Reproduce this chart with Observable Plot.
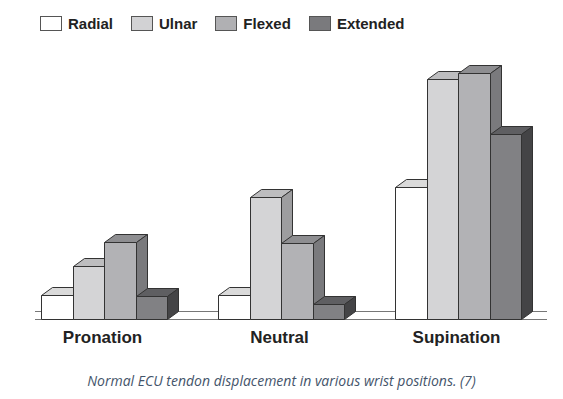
<!DOCTYPE html>
<html>
<head>
<meta charset="utf-8">
<script src="https://cdn.jsdelivr.net/npm/d3@7"></script>
<script src="https://cdn.jsdelivr.net/npm/@observablehq/plot@0.6"></script>
<style>
  html, body { margin: 0; padding: 0; background: #fff; }
  #wrap { width: 563px; height: 399px; position: relative; overflow: hidden; font-family: "Liberation Sans", Arial, sans-serif; }
  #legend { height: 40px; display: flex; align-items: center; padding-left: 40px; padding-top: 6px; box-sizing: border-box; }
  .item { display: flex; align-items: center; margin-right: 18px; font-weight: bold; font-size: 15px; color: #222; }
  .sw { width: 22px; height: 15px; border: 1px solid #555; box-sizing: border-box; margin-right: 6px; }
  #caption { text-align: center; font-family: "Open Sans", sans-serif; font-style: italic; font-size: 14px; color: #44546a; margin-top: 11px; line-height: 20px; }
  svg { display: block; }
</style>
</head>
<body>
<div id="wrap">
  <div id="legend"></div>
  <div id="chart"></div>
  <div id="caption">Normal ECU tendon displacement in various wrist positions. (7)</div>
</div>
<script>
// Data
const groups = ["Pronation", "Neutral", "Supination"];
const series = ["Radial", "Ulnar", "Flexed", "Extended"];
const radial   = [24, 24, 132];
const ulnar    = [53, 122, 240];
const flexed   = [77, 76, 246];
const extended = [23, 15, 185];

// Styles
const frontColors = ["#ffffff", "#d4d4d6", "#b2b2b5", "#818184"];
const topColors   = ["#dadada", "#bdbdbf", "#8e8e91", "#5f5f62"];
const sideColors  = ["#b5b5b5", "#9d9d9f", "#7a7a7d", "#444446"];
const legendColors = ["#ffffff", "#d2d2d4", "#b0b0b3", "#7a7a7d"];
const DX = 11, DY = 8;

const valuesBySeries = [radial, ulnar, flexed, extended];
const rows = [];
groups.forEach((g, gi) => series.forEach((s, si) => rows.push({group: g, series: s, value: valuesBySeries[si][gi]})));

// Legend
const legend = document.getElementById("legend");
series.forEach((s, i) => {
  const it = document.createElement("div"); it.className = "item";
  const sw = document.createElement("div"); sw.className = "sw"; sw.style.background = legendColors[i];
  const tx = document.createElement("span"); tx.textContent = s;
  it.appendChild(sw); it.appendChild(tx); legend.appendChild(it);
});

function render3d(index, scales, values, dims, context) {
  const xs = scales.x, y = scales.y;
  let bw = xs.bandwidth; if (typeof bw === "function") bw = bw();
  const sub = d3.scaleBand(series, [0, bw]).padding(0);
  const g = d3.create("svg:g");
  const pos = i => xs(rows[i].group) + sub(rows[i].series);
  const order = Array.from(index).sort((a, b) => pos(a) - pos(b));
  const snap = v => Math.round(v) + 0.5;
  for (const i of order) {
    const d = rows[i], si = series.indexOf(d.series);
    const x0 = snap(pos(i)), x1 = snap(pos(i) + sub.bandwidth());
    const y0 = snap(y(0)), y1 = snap(y(d.value));
    const poly = (pts, fill) => g.append("polygon")
      .attr("points", pts.map(p => p.join(",")).join(" "))
      .attr("fill", fill).attr("stroke", "#333").attr("stroke-width", 1).attr("stroke-linejoin", "round");
    poly([[x0, y1], [x1, y1], [x1 + DX, y1 - DY], [x0 + DX, y1 - DY]], topColors[si]);
    poly([[x1, y1], [x1 + DX, y1 - DY], [x1 + DX, y0 - DY], [x1, y0]], sideColors[si]);
    poly([[x0, y0], [x0, y1], [x1, y1], [x1, y0]], frontColors[si]);
  }
  return g.node();
}

const chart = Plot.plot({
  width: 563,
  height: 320,
  marginLeft: 35,
  marginRight: 16,
  marginTop: 29,
  marginBottom: 41,
  style: {fontFamily: "'Liberation Sans', Arial, sans-serif", background: "#fff"},
  x: {domain: groups, range: [40, 523], paddingInner: 0.2865, paddingOuter: 0, axis: null},
  y: {domain: [0, 250], axis: null},
  marks: [
    Plot.ruleY([0], {stroke: "#777", strokeWidth: 1, dy: -8}),
    Plot.ruleY([0], {stroke: "#777", strokeWidth: 1}),
    Plot.barY(rows, {x: "group", y1: 0, y2: "value", render: render3d}),
    Plot.axisX({tickSize: 0, tickPadding: 11, fontSize: 17, fontWeight: "bold", fill: "#222", label: null, dx: -2})
  ]
});
document.getElementById("chart").appendChild(chart);
</script>
</body>
</html>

** THE PROBLEM **
Repeat only what lies between the start of the data and the end of the line containing "const DX = 11, DY = 8;", exactly, with pictures left out.

** ANSWER TO THE TASK **
Reproduce this chart with Observable Plot.
<!DOCTYPE html>
<html>
<head>
<meta charset="utf-8">
<script src="https://cdn.jsdelivr.net/npm/d3@7"></script>
<script src="https://cdn.jsdelivr.net/npm/@observablehq/plot@0.6"></script>
<style>
  html, body { margin: 0; padding: 0; background: #fff; }
  #wrap { width: 563px; height: 399px; position: relative; overflow: hidden; font-family: "Liberation Sans", Arial, sans-serif; }
  #legend { height: 40px; display: flex; align-items: center; padding-left: 40px; padding-top: 6px; box-sizing: border-box; }
  .item { display: flex; align-items: center; margin-right: 18px; font-weight: bold; font-size: 15px; color: #222; }
  .sw { width: 22px; height: 15px; border: 1px solid #555; box-sizing: border-box; margin-right: 6px; }
  #caption { text-align: center; font-family: "Open Sans", sans-serif; font-style: italic; font-size: 14px; color: #44546a; margin-top: 11px; line-height: 20px; }
  svg { display: block; }
</style>
</head>
<body>
<div id="wrap">
  <div id="legend"></div>
  <div id="chart"></div>
  <div id="caption">Normal ECU tendon displacement in various wrist positions. (7)</div>
</div>
<script>
// Data
const groups = ["Pronation", "Neutral", "Supination"];
const series = ["Radial", "Ulnar", "Flexed", "Extended"];
const radial   = [24, 24, 132];
const ulnar    = [53, 122, 240];
const flexed   = [77, 76, 246];
const extended = [23, 15, 185];

// Styles
const frontColors = ["#ffffff", "#d4d4d6", "#b2b2b5", "#818184"];
const topColors   = ["#dadada", "#bdbdbf", "#8e8e91", "#5f5f62"];
const sideColors  = ["#b5b5b5", "#9d9d9f", "#7a7a7d", "#444446"];
const legendColors = ["#ffffff", "#d2d2d4", "#b0b0b3", "#7a7a7d"];
const DX = 11, DY = 8;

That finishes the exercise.